** begin Given records **

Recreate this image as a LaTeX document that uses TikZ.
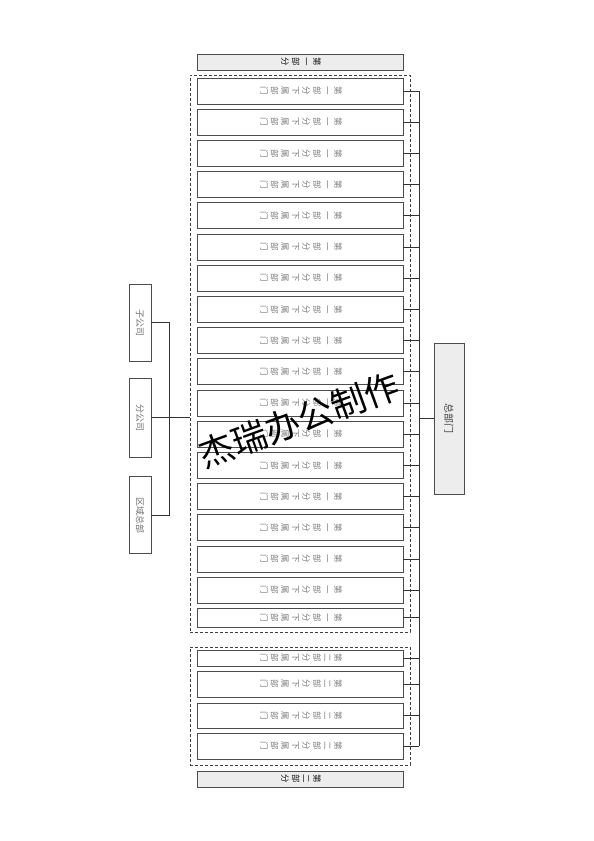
\documentclass[tikz,border=0pt]{standalone}
\usepackage{fontspec}
\usepackage{graphicx}
\newfontfamily\cjk{Noto Sans CJK SC}
% vertical column of characters, turned a quarter clockwise
\newcommand{\vtxt}[1]{\rotatebox{-90}{\begin{tabular}{@{}c@{}}#1\end{tabular}}}
\newcommand{\htxt}[1]{\rotatebox{-90}{#1}}

\tikzset{
  dept/.style={draw=black!70, fill=white, line width=0.8pt, minimum width=206pt,
    inner sep=0pt, text=black!50, font=\cjk\fontsize{8.5}{10.6}\selectfont},
  part/.style={draw=black!70, fill=black!7, line width=0.8pt, minimum width=206pt,
    minimum height=16pt, inner sep=0pt, text=black!90, font=\cjk\fontsize{8.5}{10.6}\selectfont},
  unit/.style={draw=black!70, fill=white, line width=0.8pt, minimum width=22pt,
    inner sep=0pt, text=black!55, font=\cjk\fontsize{9}{10}\selectfont},
  group/.style={draw=black!75, line width=0.8pt, dash pattern=on 3pt off 2pt, inner sep=0pt},
  link/.style={draw=black!80, line width=0.8pt}
}

\begin{document}
\begin{tikzpicture}[x=1pt,y=-1pt]
\useasboundingbox[fill=white] (0,0) rectangle (594,841);

% dashed groups
\node[group, minimum width=220pt, minimum height=557pt] (g1) at (300,353.5) {};
\node[group, minimum width=220pt, minimum height=118pt] (g2) at (300,706) {};

% part headers
\node[part] (part1) at (300,62) {\vtxt{第\\一\\部\\分}};
\node[part] (part2) at (300,779) {\vtxt{第\\二\\部\\分}};

% first part
\foreach \i in {1,...,17} {
\node[dept, minimum height=26pt] (a\i) at (300,{91+31.2*(\i-1)}) {\vtxt{第\\一\\部\\分\\下\\属\\部\\门}};
}
\node[dept, minimum height=19pt] (a18) at (300,617.5) {\vtxt{第\\一\\部\\分\\下\\属\\部\\门}};

% second part
\node[dept, minimum height=16pt] (b1) at (300,658) {\vtxt{第\\二\\部\\分\\下\\属\\部\\门}};
\node[dept, minimum height=26pt] (b2) at (300,684) {\vtxt{第\\二\\部\\分\\下\\属\\部\\门}};
\node[dept, minimum height=25pt] (b3) at (300,715.5) {\vtxt{第\\二\\部\\分\\下\\属\\部\\门}};
\node[dept, minimum height=26pt] (b4) at (300,746) {\vtxt{第\\二\\部\\分\\下\\属\\部\\门}};

% head office
\node[part, minimum width=30pt, minimum height=151pt, text=black!75,
  font=\cjk\fontsize{10}{11}\selectfont] (hq) at (449,418.5) {\htxt{总部门}};

% units on the left
\node[unit, minimum height=77pt] (u1) at (140,322.5) {\htxt{子公司}};
\node[unit, minimum height=79pt] (u2) at (140,417.5) {\htxt{分公司}};
\node[unit, minimum height=77pt] (u3) at (140,515) {\htxt{区域总部}};

% connectors
\coordinate (bus) at (419,0);
\coordinate (spine) at (169,0);
\draw[link] (a1.east -| bus) -- (b4.east -| bus);
\foreach \i in {1,...,18} {
\draw[link] (a\i.east) -- (a\i.east -| bus);
}
\foreach \i in {1,...,4} {
\draw[link] (b\i.east) -- (b\i.east -| bus);
}
\draw[link] (hq.west) -- (hq.west -| bus);
\draw[link] (u1.east) -- (u1.east -| spine) -- (u3.east -| spine) -- (u3.east);
\draw[link] (u2.east) -- (g1.west |- u2.east);

% watermark
\node[font=\cjk\fontsize{35}{35}\selectfont, rotate=20] (mark) at (299,420) {杰瑞办公制作};
\end{tikzpicture}
\end{document}
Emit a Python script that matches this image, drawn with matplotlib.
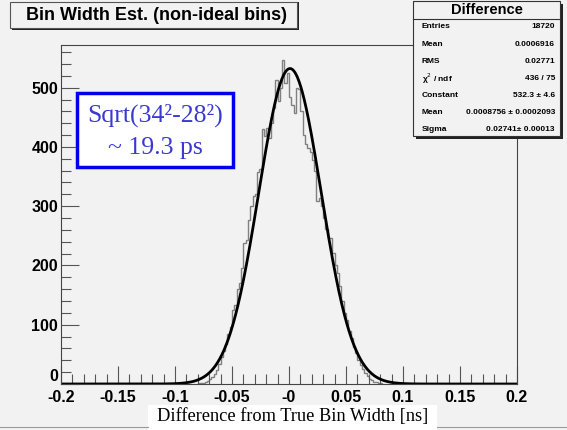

** end Given records **

_What is needed_: Take the entries shown above and quote them verbatim, passing over the pictures.

_Response to this exercise_:
Recreate this image as a LaTeX document that uses TikZ.
\documentclass[tikz,border=0pt]{standalone}
\usepackage{fontspec}
\usepackage{graphicx}
\newfontfamily\cjk{Noto Sans CJK SC}
% vertical column of characters, turned a quarter clockwise
\newcommand{\vtxt}[1]{\rotatebox{-90}{\begin{tabular}{@{}c@{}}#1\end{tabular}}}
\newcommand{\htxt}[1]{\rotatebox{-90}{#1}}

\tikzset{
  dept/.style={draw=black!70, fill=white, line width=0.8pt, minimum width=206pt,
    inner sep=0pt, text=black!50, font=\cjk\fontsize{8.5}{10.6}\selectfont},
  part/.style={draw=black!70, fill=black!7, line width=0.8pt, minimum width=206pt,
    minimum height=16pt, inner sep=0pt, text=black!90, font=\cjk\fontsize{8.5}{10.6}\selectfont},
  unit/.style={draw=black!70, fill=white, line width=0.8pt, minimum width=22pt,
    inner sep=0pt, text=black!55, font=\cjk\fontsize{9}{10}\selectfont},
  group/.style={draw=black!75, line width=0.8pt, dash pattern=on 3pt off 2pt, inner sep=0pt},
  link/.style={draw=black!80, line width=0.8pt}
}

\begin{document}
\begin{tikzpicture}[x=1pt,y=-1pt]
\useasboundingbox[fill=white] (0,0) rectangle (594,841);

% dashed groups
\node[group, minimum width=220pt, minimum height=557pt] (g1) at (300,353.5) {};
\node[group, minimum width=220pt, minimum height=118pt] (g2) at (300,706) {};

% part headers
\node[part] (part1) at (300,62) {\vtxt{第\\一\\部\\分}};
\node[part] (part2) at (300,779) {\vtxt{第\\二\\部\\分}};

% first part
\foreach \i in {1,...,17} {
\node[dept, minimum height=26pt] (a\i) at (300,{91+31.2*(\i-1)}) {\vtxt{第\\一\\部\\分\\下\\属\\部\\门}};
}
\node[dept, minimum height=19pt] (a18) at (300,617.5) {\vtxt{第\\一\\部\\分\\下\\属\\部\\门}};

% second part
\node[dept, minimum height=16pt] (b1) at (300,658) {\vtxt{第\\二\\部\\分\\下\\属\\部\\门}};
\node[dept, minimum height=26pt] (b2) at (300,684) {\vtxt{第\\二\\部\\分\\下\\属\\部\\门}};
\node[dept, minimum height=25pt] (b3) at (300,715.5) {\vtxt{第\\二\\部\\分\\下\\属\\部\\门}};
\node[dept, minimum height=26pt] (b4) at (300,746) {\vtxt{第\\二\\部\\分\\下\\属\\部\\门}};

% head office
\node[part, minimum width=30pt, minimum height=151pt, text=black!75,
  font=\cjk\fontsize{10}{11}\selectfont] (hq) at (449,418.5) {\htxt{总部门}};

% units on the left
\node[unit, minimum height=77pt] (u1) at (140,322.5) {\htxt{子公司}};
\node[unit, minimum height=79pt] (u2) at (140,417.5) {\htxt{分公司}};
\node[unit, minimum height=77pt] (u3) at (140,515) {\htxt{区域总部}};

% connectors
\coordinate (bus) at (419,0);
\coordinate (spine) at (169,0);
\draw[link] (a1.east -| bus) -- (b4.east -| bus);
\foreach \i in {1,...,18} {
\draw[link] (a\i.east) -- (a\i.east -| bus);
}
\foreach \i in {1,...,4} {
\draw[link] (b\i.east) -- (b\i.east -| bus);
}
\draw[link] (hq.west) -- (hq.west -| bus);
\draw[link] (u1.east) -- (u1.east -| spine) -- (u3.east -| spine) -- (u3.east);
\draw[link] (u2.east) -- (g1.west |- u2.east);

% watermark
\node[font=\cjk\fontsize{35}{35}\selectfont, rotate=20] (mark) at (299,420) {杰瑞办公制作};
\end{tikzpicture}
\end{document}
Emit a Python script that matches this image, drawn with matplotlib.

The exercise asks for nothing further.